Measures Affecting the Importation of Milk and the Exportation of Dairy Products, complaint by the United States. The US contended that export subsidies allegedly granted by Canada on dairy products and the administration by Canada of the tariff-rate quota on milk, distort markets for dairy products and adversely affect US sales of dairy products. The US alleges violations of Article II, X and X1 of GATT 1994, Articles 3, 4, 8, 9 and 10 of the Agreement on Agriculture, Article 3 of the Subsidies Agreement, and Articles 1, 2 and 3 of the Import Licensing Agreement.

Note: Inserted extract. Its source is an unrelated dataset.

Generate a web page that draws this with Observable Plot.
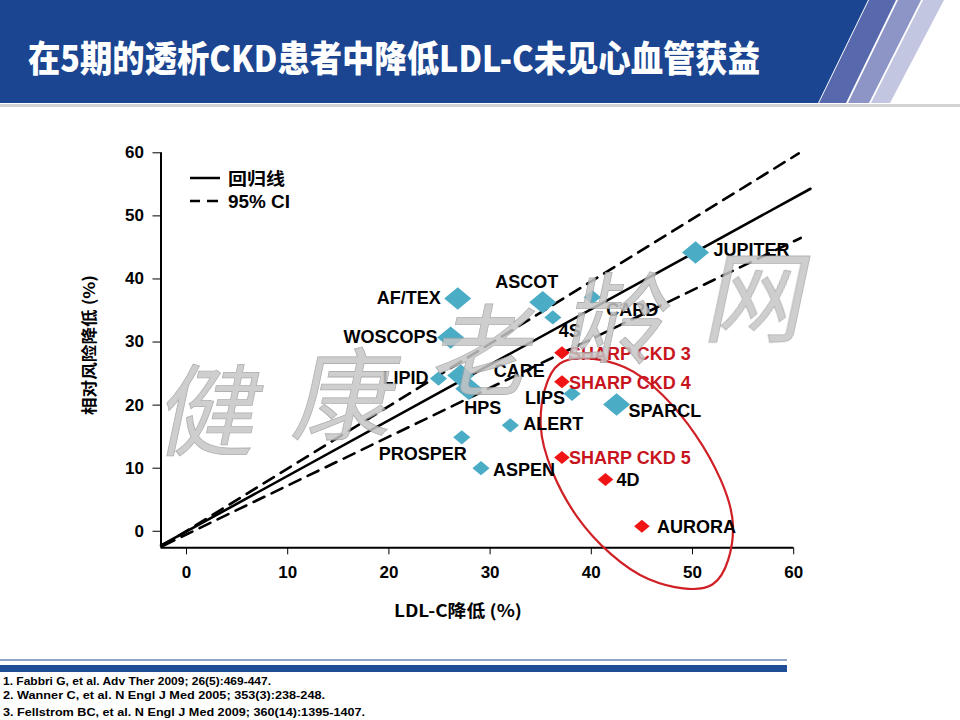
<!DOCTYPE html>
<html>
<head>
<meta charset="utf-8">
<script src="https://cdn.jsdelivr.net/npm/d3@7"></script>
<script src="https://cdn.jsdelivr.net/npm/@observablehq/plot@0.6"></script>
<style>
  html, body { margin: 0; padding: 0; background: #fff; }
  #page { position: relative; width: 960px; height: 720px; overflow: hidden; background: #fff; }
  #chart { position: absolute; left: 0; top: 110px; width: 960px; height: 520px; }
  #overlay { position: absolute; left: 0; top: 0; pointer-events: none; }
</style>
</head>
<body>
<div id="page">
  <div id="chart"></div>
  <svg id="overlay" width="960" height="720" xmlns="http://www.w3.org/2000/svg">
    <!-- header -->
    <polygon points="0,0 868,0 818,103 0,103" fill="#1b4591"/>
    <polygon points="869,0 896,0 846,103 819,103" fill="#5868ad"/>
    <polygon points="898,0 921,0 869,103 848,103" fill="#8d95c7"/>
    <polygon points="923,0 944,0 890,103 871,103" fill="#c3c6e0"/>
    <rect x="0" y="104" width="960" height="3" fill="#d3d3d3"/>
    <text id="title" x="28" y="72" fill="#fff" font-family="'Noto Sans CJK SC', sans-serif" font-weight="900" font-size="36" textLength="732" lengthAdjust="spacingAndGlyphs">在5期的透析CKD患者中降低LDL-C未见心血管获益</text>

    <!-- legend -->
    <line x1="190" y1="178" x2="220" y2="178" stroke="#000" stroke-width="2.5"/>
    <line x1="190" y1="201" x2="200" y2="201" stroke="#000" stroke-width="2.5"/>
    <line x1="207" y1="201" x2="218" y2="201" stroke="#000" stroke-width="2.5"/>
    <text x="228" y="185" font-family="'Noto Sans CJK SC', sans-serif" font-weight="bold" font-size="17" textLength="57" lengthAdjust="spacingAndGlyphs">回归线</text>
    <text x="228" y="207.5" font-family="'Liberation Sans', Arial, sans-serif" font-weight="bold" font-size="17.5" textLength="62" lengthAdjust="spacingAndGlyphs">95% CI</text>

    <!-- axis titles -->
    <text transform="translate(95,345) rotate(-90)" text-anchor="middle" font-family="'Noto Sans CJK SC', sans-serif" font-weight="bold" font-size="16" textLength="140" lengthAdjust="spacingAndGlyphs">相对风险降低 (%)</text>
    <text x="458" y="617" text-anchor="middle" font-family="'Noto Sans CJK SC', sans-serif" font-weight="bold" font-size="17" textLength="128" lengthAdjust="spacingAndGlyphs">LDL-C降低 (%)</text>

    <!-- footer -->
    <rect x="0" y="659" width="787" height="2" fill="#8ea3c8"/>
    <rect x="0" y="665" width="787" height="7" fill="#1f4e96"/>
    <g font-family="'Liberation Sans Narrow', 'Arial Narrow', 'Liberation Sans', sans-serif" font-weight="bold" font-size="11.5" fill="#000">
      <text x="3" y="685" textLength="268" lengthAdjust="spacingAndGlyphs">1. Fabbri G, et al. Adv Ther 2009; 26(5):469-447.</text>
      <text x="3" y="699" textLength="322" lengthAdjust="spacingAndGlyphs">2. Wanner C, et al. N Engl J Med 2005; 353(3):238-248.</text>
      <text x="3" y="716" textLength="362" lengthAdjust="spacingAndGlyphs">3. Fellstrom BC, et al. N Engl J Med 2009; 360(14):1395-1407.</text>
    </g>

    <!-- watermark -->
    <g font-family="'Noto Sans CJK SC', sans-serif" font-weight="400" font-size="100" fill="#c6c6c6" stroke="#a2a2a2" stroke-width="0.8" opacity="0.85" text-anchor="middle">
      <text transform="translate(204,448) skewX(-12)">健</text>
      <text transform="translate(340,432) skewX(-12)">康</text>
      <text transform="translate(478,388) skewX(-12)">老</text>
      <text transform="translate(612,356) skewX(-12)">龄</text>
      <text transform="translate(752,334) skewX(-12)">网</text>
    </g>
  </svg>
</div>
<script>
// ---- data ----
const trials = ["AF/TEX","WOSCOPS","LIPID","CARE","HPS","ASCOT","4S","CARD","JUPITER","LIPS","SPARCL","ALERT","PROSPER","ASPEN","SHARP CKD 3","SHARP CKD 4","SHARP CKD 5","4D","AURORA"];
const ldlcReduction = [26.8,26.1,24.9,27.1,27.9,35.2,36.2,40.1,50.3,38.1,42.5,32.0,27.2,29.1,37.1,37.1,37.1,41.4,45.0];
const riskReduction = [36.9,30.7,24.2,24.7,22.6,36.3,33.9,37.1,44.2,21.8,20.1,16.8,14.9,10.0,28.3,23.7,11.7,8.2,0.8];
const trialType = ["large","large","small","large","large","large","small","small","large","small","large","small","small","small","ckd","ckd","ckd","ckd","ckd"];

// regression line and 95% CI lines (end points)
const lineNames = ["regression","ciUpper","ciLower"];
const lineStartX = [-2.52, -2.47, -2.27];
const lineStartY = [-2.25, -2.4, -2.25];
const lineEndX = [61.66, 60.5, 60.7];
const lineEndY = [54.3, 59.9, 46.5];

// red ellipse outline points
const ellipseX = [52.0, 54.0, 50.3, 43.3, 36.9, 35.0, 38.6, 45.7];
const ellipseY = [-8.4, 0.9, 15.3, 26.0, 26.6, 16.8, 2.3, -7.6];

// axis ticks
const xTicks = [0, 10, 20, 30, 40, 50, 60];
const yTicks = [0, 10, 20, 30, 40, 50, 60];

// ---- styling / layout (not data) ----
const labelLayout = {
  "AF/TEX": {dx: -17, dy: 0, anchor: "end"},
  "WOSCOPS": {dx: -13, dy: 0, anchor: "end"},
  "LIPID": {dx: -10, dy: 0, anchor: "end"},
  "CARE": {dx: 33, dy: -4, anchor: "start"},
  "HPS": {dx: 14, dy: 20, anchor: "middle"},
  "ASCOT": {dx: -16, dy: -20, anchor: "middle"},
  "4S": {dx: 6, dy: 14, anchor: "start"},
  "CARD": {dx: 14, dy: 13, anchor: "start"},
  "JUPITER": {dx: 18, dy: -2, anchor: "start"},
  "LIPS": {dx: -7, dy: 4, anchor: "end"},
  "SPARCL": {dx: 12, dy: 7, anchor: "start"},
  "ALERT": {dx: 13, dy: -1, anchor: "start"},
  "PROSPER": {dx: -39, dy: 17, anchor: "middle"},
  "ASPEN": {dx: 12, dy: 2, anchor: "start"},
  "SHARP CKD 3": {dx: 7, dy: 1, anchor: "start"},
  "SHARP CKD 4": {dx: 7, dy: 1, anchor: "start"},
  "SHARP CKD 5": {dx: 7, dy: 1, anchor: "start"},
  "4D": {dx: 11, dy: 1, anchor: "start"},
  "AURORA": {dx: 15, dy: 1, anchor: "start"}
};
const typeStyle = {
  large: {r: 10.4, fill: "#4bacc6"},
  small: {r: 6.6, fill: "#4bacc6"},
  ckd: {r: 6.0, fill: "#f01414"}
};
const lineStyle = {
  regression: {dash: null},
  ciUpper: {dash: "12,8"},
  ciLower: {dash: "12,8"}
};

// rhombus symbol slightly wider than tall
const rhombus = {
  draw(ctx, size) {
    const r = Math.sqrt(size / Math.PI);
    ctx.moveTo(0, -1.08 * r);
    ctx.lineTo(1.3 * r, 0);
    ctx.lineTo(0, 1.08 * r);
    ctx.lineTo(-1.3 * r, 0);
    ctx.closePath();
  }
};

// tables built from the arrays
const points = trials.map((name, i) => ({name, x: ldlcReduction[i], y: riskReduction[i], type: trialType[i]}));
const lines = lineNames.flatMap((name, i) => [
  {name, x: lineStartX[i], y: lineStartY[i]},
  {name, x: lineEndX[i], y: lineEndY[i]}
]);
const ellipse = ellipseX.map((x, i) => ({x, y: ellipseY[i]}));

const labelFont = "'Liberation Sans', Arial, sans-serif";

const marks = [];
// axis lines
marks.push(Plot.ruleX([-2.52], {y1: -2.62, y2: 60, stroke: "#000", strokeWidth: 2}));
marks.push(Plot.ruleY([-2.62], {x1: -2.52, x2: 60, stroke: "#000", strokeWidth: 2}));
// regression + CI
for (const name of lineNames) {
  marks.push(Plot.line(lines.filter(d => d.name === name), {
    x: "x", y: "y", stroke: "#000", strokeWidth: 2.6,
    strokeDasharray: lineStyle[name].dash || undefined
  }));
}
// ellipse
marks.push(Plot.line(ellipse, {x: "x", y: "y", curve: "catmull-rom-closed", stroke: "#d01f25", strokeWidth: 2.2, fill: "none"}));
// points
for (const t of ["small", "large", "ckd"]) {
  marks.push(Plot.dot(points.filter(d => d.type === t), {
    x: "x", y: "y", r: typeStyle[t].r, fill: typeStyle[t].fill, symbol: rhombus, stroke: "none"
  }));
}
// labels
for (const p of points) {
  const L = labelLayout[p.name];
  marks.push(Plot.text([p], {
    x: "x", y: "y", text: "name", dx: L.dx, dy: L.dy, textAnchor: L.anchor,
    fontSize: 18, fontWeight: "bold", fontFamily: labelFont,
    fill: p.name.startsWith("SHARP") ? "#c8141c" : "#000"
  }));
}

const chart = Plot.plot({
  width: 960,
  height: 520,
  marginLeft: 160.5,
  marginRight: 150,
  marginTop: 42.3,
  marginBottom: 82.7,
  style: {background: "transparent", fontFamily: labelFont, fontSize: "17px", fontWeight: "bold", color: "#000", overflow: "visible"},
  x: {domain: [-2.52, 61.66], ticks: xTicks, tickSize: 7, tickPadding: 11, label: null, tickFormat: d => String(d)},
  y: {domain: [-2.62, 60], ticks: yTicks, tickSize: 8, tickPadding: 9, label: null, tickFormat: d => String(d)},
  marks
});
document.getElementById("chart").appendChild(chart);
</script>
</body>
</html>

A panel was established on 25 March 1998. The Panel found that the measures complained against were inconsistent with Canada's obligations under Article II:1(b) of GATT 1994, and Articles 9.1(a) and (c) of the Agreement on Agriculture. The panel report has been circulated on 17 May 1999.

7.0 Conclusion

When the agreement on agriculture was being designed, many benefits were predicted. However it is found that some of the benefits have been realized while some has not been materialized. Some maintain that the AoA has brought huge advantages for the LDCs countries through the Special and Differential Treatment, while others argue that the WTO has a bias toward Developed countries. Hence, we can conclude that the Agricultural Agreement has been one of the most controversial issues within the WTO Framework which can be analyzed by the arguments above. We have also noted that there are many cases related to the agricultural agreement that have been brought to the court. All countries can derive advantages from the agricultural trade liberalization. But this needs to be done in a fair and transparent manner with developed countries as the main "distorters" bearing the main responsibility. Nonetheless, developing countries also have a responsibility to bring down trade barriers among themselves and to realize that the most significant economic gains result from liberalization, not protection.